Факт, что личность проецирует себя на государство, ничего не объясняет. Она и Бога видит через свои свойства. Всё равно, если и через свои, Бог есть Бог. Разоблачители иллюзий одергивают нас на каждом шагу, но они не больше чем мы способны отменить Бога, стоящего за всеми нашими отношениями к нему. Сванн у Пруста может подозревать и даже твердо знать, что он создал Одетту в своем воображении, но от этого она не перестанет быть божеством. Догадка, что мы проецируем на нацию, на Бога, на другого человека самих себя и тем привязываем себя туда, где на самом деле или разрозненная толпа, или пустое ничто, или холодное бездушие, приоткрывает истину прямо противоположную той, какую хотело бы видеть уверенное сознание: хотят разоблачить, что там где я вижу лицо, его нет, но ведь если стало быть я увидел лицо даже там, где тому оснований нет, увидел раньше чем кто‑то меня или я сам себя одернул, «что же это я делаю, олицетворяю безличное государство», если так, то значит в меня это — увидеть лицо во всём — как‑то входило; и именно так, что раньше чем увидеть личность в себе, с первого детства я вижу лицо в мире, в дереве, в стене, в ковре и не себя ли уже сознаю потом как личность в свете, скажем, национальной личности или сверхличности: я такой‑то, носитель таких‑то качеств, русский. Критики говорят: ты проецируешь на Бога свою личность. Или на государство. Я спрошу: не наоборот ли? Царь, воплощение государства, называл себя отцом, подданные детьми, они ходили «под царем». Или пример ближе: американец знает, что в принципе может стать президентом, это придает ему чувство личного достоинства. Я сам могу сколько угодно трезво разоблачать себя, повторяя: государство — не организм, механическая сумма людей, мистификация, но к его главе у меня всё равно другое отношение чем к любому, он и не такой как я, он другой, и бесполезно внушать себе, будто он такой же как я. Я могу сколько угодно храбриться, но на начальство мне даже легче смотреть сверху вниз чем как просто на равного.

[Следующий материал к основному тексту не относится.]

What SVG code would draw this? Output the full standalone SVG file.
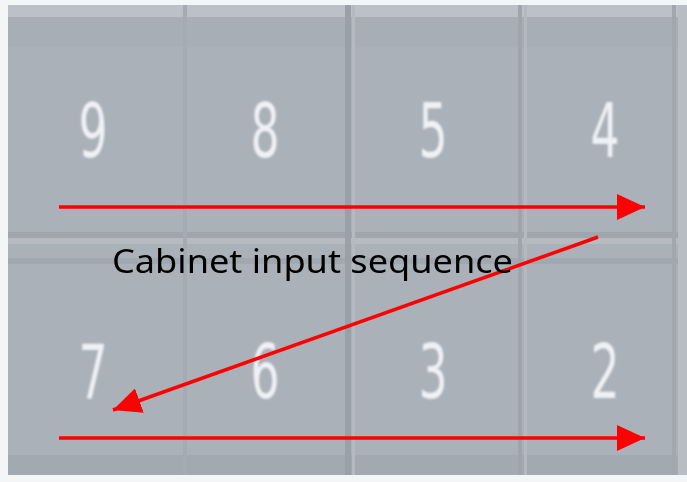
<svg xmlns="http://www.w3.org/2000/svg" width="687" height="482" viewBox="0 0 687 482">
<defs>
<style>
.dg{font-family:"DejaVu Sans","Liberation Sans",sans-serif;font-size:74px;fill:#eef1f5;text-anchor:middle}
.ar{stroke:#ff0000;stroke-width:3.5;fill:none}
.lbl{font-family:"Noto Sans","Open Sans","Liberation Sans",sans-serif;font-size:32px;fill:#000}
</style>
<filter id="bl" x="-20%" y="-20%" width="140%" height="140%"><feGaussianBlur stdDeviation="1.3"/></filter>
<marker id="ah2" viewBox="0 0 28 26" refX="28" refY="13" markerWidth="28" markerHeight="26" markerUnits="userSpaceOnUse" orient="auto">
<path d="M0,0 L28,13 L0,26 Z" fill="#ff0000"/>
</marker>
</defs>
<rect width="687" height="482" fill="#f4f5f7"/>
<g id="panel">
<rect x="8" y="5" width="679" height="470" fill="#abb1b9"/>
<rect x="8" y="5" width="679" height="12" fill="#bcc1c8"/>
<rect x="8" y="17" width="679" height="30" fill="#a7adb5" opacity="0.7"/>
<rect x="8" y="455" width="679" height="20" fill="#a3a9b1"/>
<rect x="8" y="232" width="679" height="6" fill="#a0a6ae"/>
<rect x="8" y="238" width="679" height="6" fill="#b6bbc2"/>
<rect x="8" y="258" width="679" height="6" fill="#a2a8b0"/>
<rect x="183" y="5" width="4" height="470" fill="#a5abb3"/>
<rect x="345" y="5" width="6" height="470" fill="#9aa0a8"/>
<rect x="352" y="5" width="3" height="470" fill="#b5bac1"/>
<rect x="518" y="5" width="4" height="470" fill="#9fa5ad"/>
<rect x="524" y="5" width="3" height="470" fill="#b3b8bf"/>
<rect x="672" y="5" width="4" height="470" fill="#a1a7af"/>
<rect x="678" y="5" width="9" height="470" fill="#b8bdc4"/>
</g>
<g id="digits" filter="url(#bl)">
<text class="dg" transform="translate(93,157) scale(0.62,1)">9</text>
<text class="dg" transform="translate(265,157) scale(0.62,1)">8</text>
<text class="dg" transform="translate(433,157) scale(0.62,1)">5</text>
<text class="dg" transform="translate(605,157) scale(0.62,1)">4</text>
<text class="dg" transform="translate(93,398) scale(0.62,1)">7</text>
<text class="dg" transform="translate(265,398) scale(0.62,1)">6</text>
<text class="dg" transform="translate(433,398) scale(0.62,1)">3</text>
<text class="dg" transform="translate(605,398) scale(0.62,1)">2</text>
</g>
<g id="connectors">
<line class="ar" x1="59" y1="207" x2="645" y2="207" marker-end="url(#ah2)"/>
<line class="ar" x1="598" y1="237" x2="113" y2="410" marker-end="url(#ah2)"/>
<line class="ar" x1="59" y1="438" x2="645" y2="438" marker-end="url(#ah2)"/>
</g>
<g id="label">
<text class="lbl" x="112" y="273" textLength="401" lengthAdjust="spacingAndGlyphs">Cabinet input sequence</text>
</g>
</svg>
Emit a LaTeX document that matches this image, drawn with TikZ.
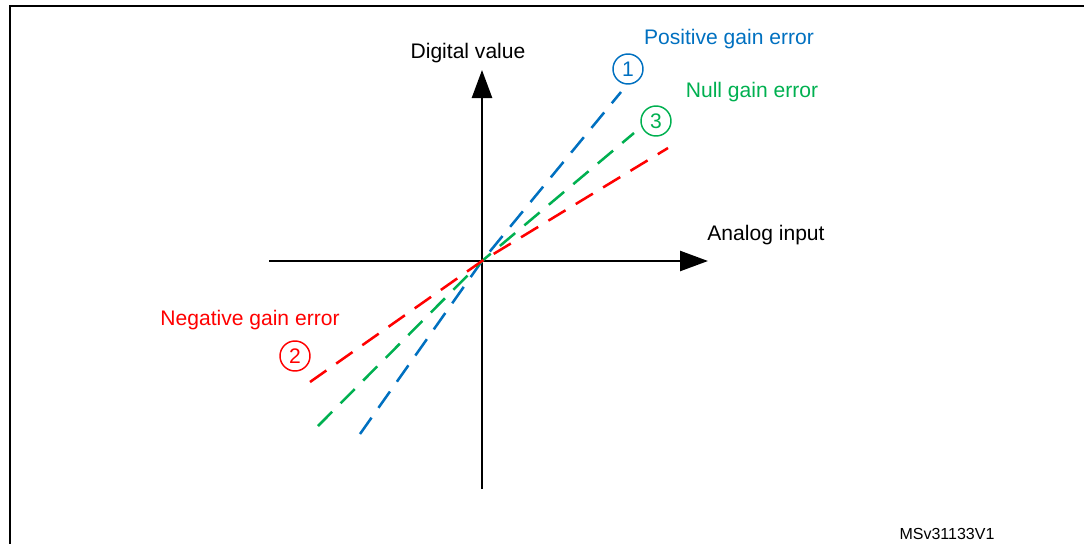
\documentclass[tikz,border=0pt]{standalone}
\usepackage{fontspec}
\setmainfont{Liberation Sans}
\usepackage{xcolor}
\usepackage{tikz}
\usetikzlibrary{arrows,arrows.meta}
\definecolor{posblue}{RGB}{0,112,192}
\definecolor{nullgreen}{RGB}{0,176,80}
\definecolor{negred}{RGB}{255,0,0}
\tikzset{
  axisline/.style={line width=1.9pt,-{Triangle[length=21pt,width=15pt]}},
  gainline/.style={line width=1.9pt,dash pattern=on 15pt off 9pt},
  lbl/.style={font=\fontsize{15.8}{18}\selectfont,inner sep=0pt},
  numcirc/.style={circle,draw,line width=1.1pt,minimum size=22.5pt,inner sep=0pt,font=\fontsize{15.8}{18}\selectfont}
}

\begin{document}
\begin{tikzpicture}[x=0.75pt,y=-0.75pt]
\useasboundingbox (0,0) rectangle (1084,543);
\clip (0,0) rectangle (1084,543);
\draw[line width=1.8pt] (10,560)--(10,6)--(1100,6);
% axes
\coordinate (o) at (482,261);
\coordinate (xs) at (269,261);
\coordinate (xe) at (708,261);
\coordinate (ys) at (482,489);
\coordinate (ye) at (482,70);
\draw[axisline] (xs)--(xe);
\draw[axisline] (ys)--(ye);
\node[lbl] (ylab) at (468,53) {Digital value};
\node[lbl] (xlab) at (766,235) {Analog input};
% gain lines
\coordinate (b1) at (360,434);
\coordinate (b2) at (621,92);
\coordinate (g1) at (318,426);
\coordinate (g2) at (634,133);
\coordinate (r1) at (310,382);
\coordinate (r2) at (668,148);
\draw[gainline,posblue] (b1)--(o)--(b2);
\draw[gainline,nullgreen] (g1)--(o)--(g2);
\draw[gainline,negred] (r1)--(o)--(r2);
% labels
\node[numcirc,posblue] (c1) at (628,69) {1};
\node[numcirc,negred] (c2) at (295,356) {2};
\node[numcirc,nullgreen] (c3) at (656,121) {3};
\node[lbl,posblue] (poslab) at (729,39) {Positive gain error};
\node[lbl,nullgreen] (nulllab) at (752,92) {Null gain error};
\node[lbl,negred] (neglab) at (250,320) {Negative gain error};
\node[lbl,font=\fontsize{12}{14}\selectfont] (ref) at (947,534) {MSv31133V1};
\end{tikzpicture}
\end{document}
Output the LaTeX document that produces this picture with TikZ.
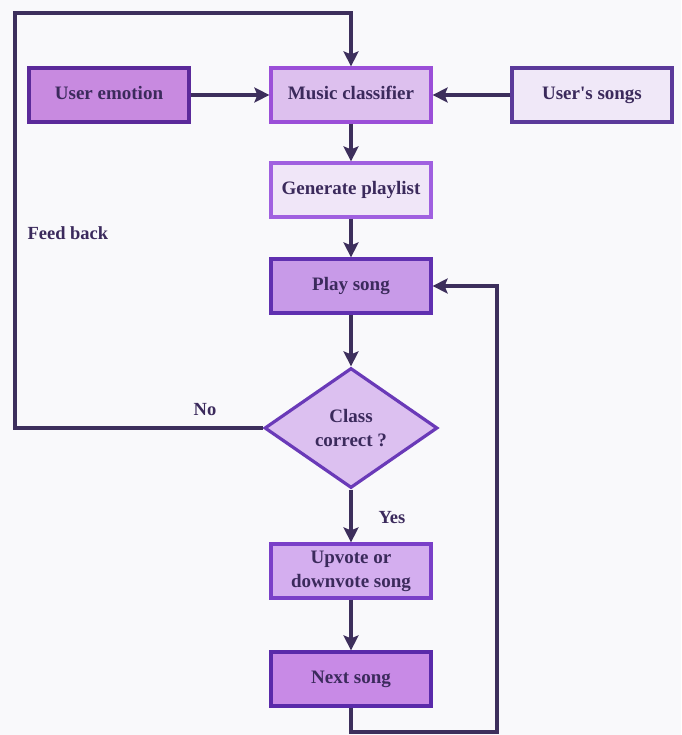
\documentclass[tikz,border=0pt]{standalone}
\usepackage{fontspec}
\setmainfont{Liberation Serif}
\usetikzlibrary{arrows.meta,shapes.geometric}
\definecolor{bg}{HTML}{F9F9FB}
\definecolor{txt}{HTML}{3B2A5C}
\definecolor{conn}{HTML}{3D2F5C}
\begin{document}
\begin{tikzpicture}[x=1pt,y=-1pt,
  box/.style={draw, line width=3.2pt, minimum width=160pt, minimum height=54pt, inner sep=2pt,
    font=\bfseries\fontsize{19}{24}\selectfont, text=txt, align=center,
    execute at begin node=\vphantom{Ag}},
  lbl/.style={font=\bfseries\fontsize{18.5}{22}\selectfont, text=txt},
  conn/.style={draw=conn, line width=3.4pt, -{Stealth[length=15pt,width=15pt,inset=3pt]}}]
\fill[bg] (0,0) rectangle (681,735);
\useasboundingbox (0,0) rectangle (681,735);
\node[box, fill={rgb,255:red,200;green,138;blue,224}, draw={rgb,255:red,91;green,42;blue,154}] (emo) at (109,95) {User emotion};
\node[box, fill={rgb,255:red,221;green,192;blue,238}, draw={rgb,255:red,155;green,79;blue,216}] (cls) at (351,95) {Music classifier};
\node[box, fill={rgb,255:red,240;green,232;blue,248}, draw={rgb,255:red,91;green,58;blue,154}] (songs) at (592,95) {User\textquotesingle s songs};
\node[box, fill={rgb,255:red,240;green,230;blue,248}, draw={rgb,255:red,160;green,96;blue,224}] (gen) at (351,190) {Generate playlist};
\node[box, fill={rgb,255:red,200;green,154;blue,232}, draw={rgb,255:red,96;green,48;blue,176}] (play) at (351,286) {Play song};
\node[diamond, draw={rgb,255:red,106;green,58;blue,184}, fill={rgb,255:red,220;green,192;blue,240}, line width=3.2pt,
  minimum width=173pt, minimum height=120pt, inner sep=0pt, aspect=1.44,
  font=\bfseries\fontsize{19}{24}\selectfont, text=txt, align=center] (dec) at (351,428) {Class\\correct ?};
\node[box, fill={rgb,255:red,212;green,174;blue,239}, draw={rgb,255:red,122;green,64;blue,200}] (vote) at (351,571) {Upvote or\\downvote song};
\node[box, fill={rgb,255:red,200;green,138;blue,230}, draw={rgb,255:red,90;green,42;blue,170}] (next) at (351,679) {Next song};
\coordinate (fbA) at (15,428);
\coordinate (fbB) at (15,13);
\coordinate (fbC) at (351,13);
\coordinate (lpA) at (351,732);
\coordinate (lpB) at (497,732);
\coordinate (lpC) at (497,286);
\draw[conn] (emo) -- (cls);
\draw[conn] (songs) -- (cls);
\draw[conn] (cls) -- (gen);
\draw[conn] (gen) -- (play);
\draw[conn] (play) -- (dec);
\draw[conn] (dec) -- (vote);
\draw[conn] (vote) -- (next);
\draw[conn] (dec.west) -- (fbA) -- (fbB) -- (fbC) -- (cls.north);
\draw[conn] (next.south) -- (lpA) -- (lpB) -- (lpC) -- (play.east);
\node[lbl, anchor=west] (fb) at (24,233) {Feed back};
\node[lbl] (no) at (205,410) {No};
\node[lbl] (yes) at (392,518) {Yes};
\end{tikzpicture}
\end{document}
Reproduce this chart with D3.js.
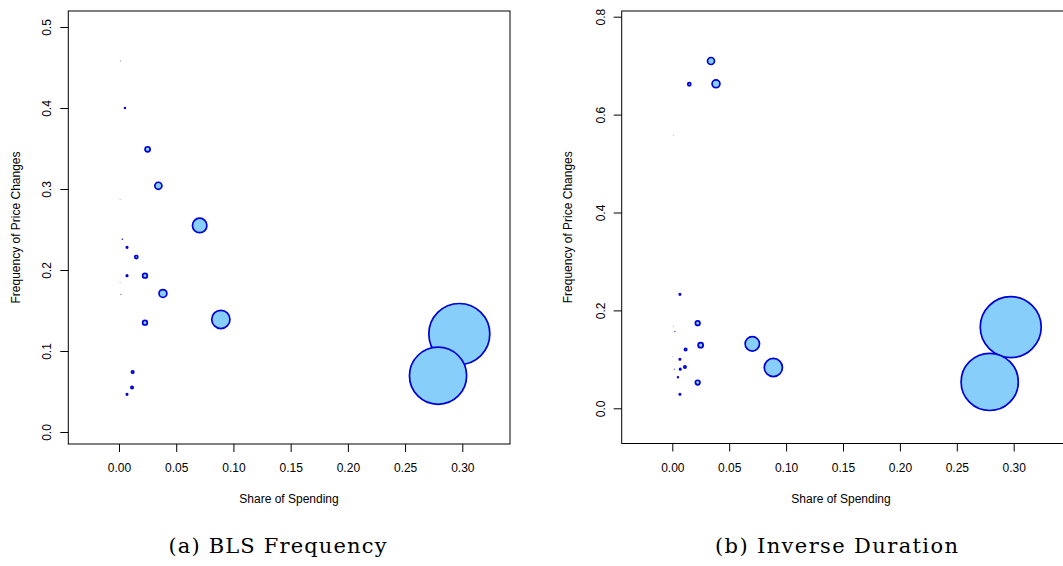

Всё‑таки прежде чем начать разоблачать божественность Бога и сверхличность государства, надо оглядеться: почему именно всегда приходится их разоблачать, почему разоблачение вынужденно начинается с констатации, что Бог уже готов для нас как лицо, государство всегда уже размахнулось как замысел (или умысел) и воля? 2. Для Плутарха сомнения нет, что в храме Аполлона настоящий, не слепленный нашим воображением Бог. Еще далеко до Ницше, который скажет что Бог умер. Вячеслав Иванович Иванов пишет свою поэму–м елопею «Человек» в 1915 г., т. е. уже после Ницше, через которого Иванов прошел. Во втором «мелосе» мелопеи «Человек» под названием «Ты еси» (первый мелос «Аз есмь», третий «Два града», четвертый «Человек един») в срединном стихотворении, к которому идет восходящая буквенная нумерация от α до θ и от которого идет нисходящая буквенная нумерация от θ до α, — это срединное обозначено как ἀκμή, цветение, высшая точка, — говорится:
Что тебе, в издревле пресловутых Прорицаньем Дельфах, богомол, Возвестила медь ворот замкнутых? Что познал ты, гость, когда прочел На вратах: ЕСИ? У себя спроси, Человек, что значит сей глагол. «Ты еси» — чье слово? Кто глаголет? От пришельца ль Богу сей привет? Сущему, Кого поклонник молит, Имени достойнейшего нет…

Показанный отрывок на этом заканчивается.